Evans noted that while most people feel relatively comfortable about talking to friends and family about their physical issues, they are far less open when they are hurting mentally. She said this is especially true for “people like pastors, who are in a position of leadership.”
“It’s very hard for them to be vulnerable and say, hey, I’m kind of struggling right now,” she said. “And so, we need to really encourage them to recognize when they, too, need a little bit of extra support and (we need to make) it okay for them to say, hey, I need help right now.”
Evans said the church, as well as communities at large, are often guilty of attaching a stigma to those who might be dealing with mental health issues. Breaking that cycle is a huge part of the solution, Evans said.

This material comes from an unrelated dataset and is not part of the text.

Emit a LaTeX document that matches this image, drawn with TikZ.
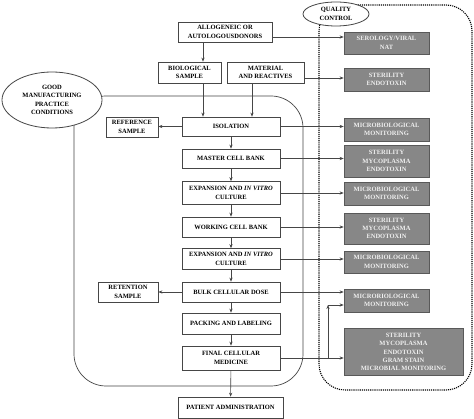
\documentclass[tikz,border=0pt]{standalone}
\usepackage{fontspec}
\setmainfont{Liberation Serif}
\usetikzlibrary{arrows.meta,calc}
\definecolor{qgray}{RGB}{135,135,135}
\definecolor{qtext}{RGB}{240,240,240}
\definecolor{edge}{RGB}{70,70,70}
\begin{document}
\begin{tikzpicture}[x=1pt,y=-1pt,
  txt/.style={font=\fontsize{6.5}{8.3}\selectfont\bfseries, align=center, inner sep=0pt},
  box/.style={txt, draw=edge, fill=white, line width=0.7pt},
  gbox/.style={txt, draw=black!65, fill=qgray, text=qtext, line width=0.7pt},
  oval/.style={txt, ellipse, draw=edge, fill=white, line width=0.8pt},
  arr/.style={draw=edge, line width=0.6pt, -{Stealth[length=4pt,width=3.2pt]}},
  ln/.style={draw=edge, line width=0.6pt}
]
\usetikzlibrary{shapes.geometric}
\fill[white] (0,0) rectangle (474,419);
\useasboundingbox (0,0) rectangle (474,419);

% frames
\draw[ln, line width=0.7pt, rounded corners=32] (74,96) rectangle (303,386);
\draw[line width=1.1pt, densely dotted, rounded corners=26] (319,5) rectangle (472,390);

% ellipses
\node[txt, draw=edge, fill=white, line width=0.8pt, shape=ellipse, minimum width=100, minimum height=56] (gmp) at (52,100) {GOOD\\MANUFACTURING\\PRACTICE\\CONDITIONS};
\node[txt, draw=edge, fill=white, line width=0.8pt, shape=ellipse, minimum width=66, minimum height=24] (qc) at (336,14) {QUALITY\\CONTROL};

% main column
\node[box, minimum width=94, minimum height=20] (donors) at (225,32) {ALLOGENEIC OR\\AUTOLOGOUSDONORS};
\node[box, minimum width=63, minimum height=21] (bio) at (189.5,72.5) {BIOLOGICAL\\SAMPLE};
\node[box, minimum width=77, minimum height=21] (mat) at (265.5,72.5) {MATERIAL\\AND REACTIVES};
\node[box, minimum width=98, minimum height=19] (isol) at (231,126.5) {ISOLATION};
\node[box, minimum width=52, minimum height=20] (ref) at (132,127) {REFERENCE\\SAMPLE};
\node[box, minimum width=98, minimum height=19] (master) at (231,158.5) {MASTER CELL BANK};
\node[box, minimum width=98, minimum height=23] (exp1) at (231,193) {EXPANSION AND \textit{IN VITRO}\\CULTURE};
\node[box, minimum width=98, minimum height=20] (work) at (231,227) {WORKING CELL BANK};
\node[box, minimum width=98, minimum height=21] (exp2) at (231,259) {EXPANSION AND \textit{IN VITRO}\\CULTURE};
\node[box, minimum width=98, minimum height=20] (bulk) at (231,292) {BULK CELLULAR DOSE};
\node[box, minimum width=60, minimum height=20] (ret) at (128,292) {RETENTION\\SAMPLE};
\node[box, minimum width=98, minimum height=21] (pack) at (231,323.5) {PACKING AND LABELING};
\node[box, minimum width=98, minimum height=24] (final) at (231,358) {FINAL CELLULAR\\MEDICINE};
\node[box, minimum width=105, minimum height=21] (patient) at (230.5,407.5) {PATIENT ADMINISTRATION};

% quality control boxes
\node[gbox, minimum width=85, minimum height=22] (g1) at (386.5,43) {SEROLOGY/VIRAL\\NAT};
\node[gbox, minimum width=85, minimum height=23] (g2) at (386.5,79.5) {STERILITY\\ENDOTOXIN};
\node[gbox, minimum width=85, minimum height=23] (g3) at (386.5,129.5) {MICROBIOLOGICAL\\MONITORING};
\node[gbox, minimum width=85, minimum height=32] (g4) at (386.5,161) {STERILITY\\MYCOPLASMA\\ENDOTOXIN};
\node[gbox, minimum width=85, minimum height=23] (g5) at (386.5,193.5) {MICROBIOLOGICAL\\MONITORING};
\node[gbox, minimum width=85, minimum height=31] (g6) at (386.5,228.5) {STERILITY\\MYCOPLASMA\\ENDOTOXIN};
\node[gbox, minimum width=85, minimum height=22] (g7) at (386.5,262) {MICROBIOLOGICAL\\MONITORING};
\node[gbox, minimum width=85, minimum height=23] (g8) at (386.5,300.5) {MICRORIOLOGICAL\\MONITORING};
\node[gbox, minimum width=119, minimum height=47] (g9) at (403.5,352) {STERILITY\\MYCOPLASMA\\ENDOTOXIN\\GRAM STAIN\\MICROBIAL MONITORING};

% vertical flow
\coordinate (cA) at (203,0);
\coordinate (cB) at (252,0);
\draw[arr] (donors.south -| cA) -- (bio.north -| cA);
\draw[arr] (bio.south -| cA) -- (isol.north -| cA);
\draw[arr] (mat.south -| cB) -- (isol.north -| cB);
\draw[arr] (isol) -- (master);
\draw[arr] (master) -- (exp1);
\draw[arr] (exp1) -- (work);
\draw[arr] (work) -- (exp2);
\draw[arr] (exp2) -- (bulk);
\draw[arr] (bulk) -- (pack);
\draw[arr] (pack) -- (final);
\draw[arr] (final) -- (patient);
\draw[arr] (isol.west) -- (isol.west -| ref.east);
\draw[arr] (bulk.west) -- (bulk.west -| ret.east);

% to quality control
\coordinate (p1) at ($(donors.east)+(0,5)$);
\coordinate (p2) at ($(mat.east)+(0,5.5)$);
\draw[arr] (p1) -- (p1 -| g1.west);
\draw[arr] (p2) -- (p2 -| g2.west);
\draw[arr] (isol.east) -- (isol.east -| g3.west);
\draw[arr] (master.east) -- (master.east -| g4.west);
\draw[arr] (exp1.east) -- (exp1.east -| g5.west);
\draw[arr] (work.east) -- (work.east -| g6.west);
\draw[arr] (exp2.east) -- (exp2.east -| g7.west);
\draw[arr] (bulk.east) -- (bulk.east -| g8.west);
\draw[arr] (final.east) -- (final.east -| g9.west);
\coordinate (br) at (328,0);
\coordinate (p8) at ($(g8.west)+(0,4.5)$);
\draw[arr] (final.east -| br) -- (br |- p8);
\draw[arr] (br |- p8) -- (p8);
\end{tikzpicture}
\end{document}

“Anything the church can do to educate people about mental wellness — and to give them access to resources — is really important,” she said.
SELF-CARE AND EXERCISE
In regard to good mental health, some of the most important practices are also some of the most simple, the panelists said. Diet and exercise, for example, are at the top of the list.
“I would say that a key component to being healthy mentally is to be healthy physically because we can’t really separate one sphere of our functioning from the other,” Hannaford said. “We know that if we feel good emotionally, we tend to feel better physically and so on and so forth.”
Pastors and church leaders can sometimes struggle with these things because of their schedules.
“For years, I was involved in the health screening at the Southern Baptist Convention for pastors,” said Hannaford. “And what we discovered was that 57 percent of all the pastors who we screened were at moderate to high risk for cardiovascular disease.”
Hannaford said those trends can be reversed, but only if pastors and church leaders make exercise a high priority in their lives.
“I think that you need to find some activity,” he said. “And I always encourage people to do that as a family or as a couple. I think that you begin to look at the food that you eat … and make small, moderate changes over a period of time.”
Webb agreed, saying that “going for a walk” is something that he commonly suggests to those he is counseling.
“Exercise — walking, running or whatever it may be — will help to reduce anxiety and depression,” he said.
Webb said an individual’s physical health can often be linked to his spiritual well-being. He noted that famed pastor Adrian Rogers, a three-time Southern Baptist Convention president, had a sermon in which he emphasized that “when we’re out of kilter in our happiness and out of kilter in our healthiness, then we get out of kilter in our holiness.”
Evans added that maintaining a healthy attitude is one element that cannot be undervalued, and that pastors and church leaders should “make sure that we communicate a message of hope.”
“No matter how dark the days get, there is hope,” she said. “You can be healthy, you can be happy.”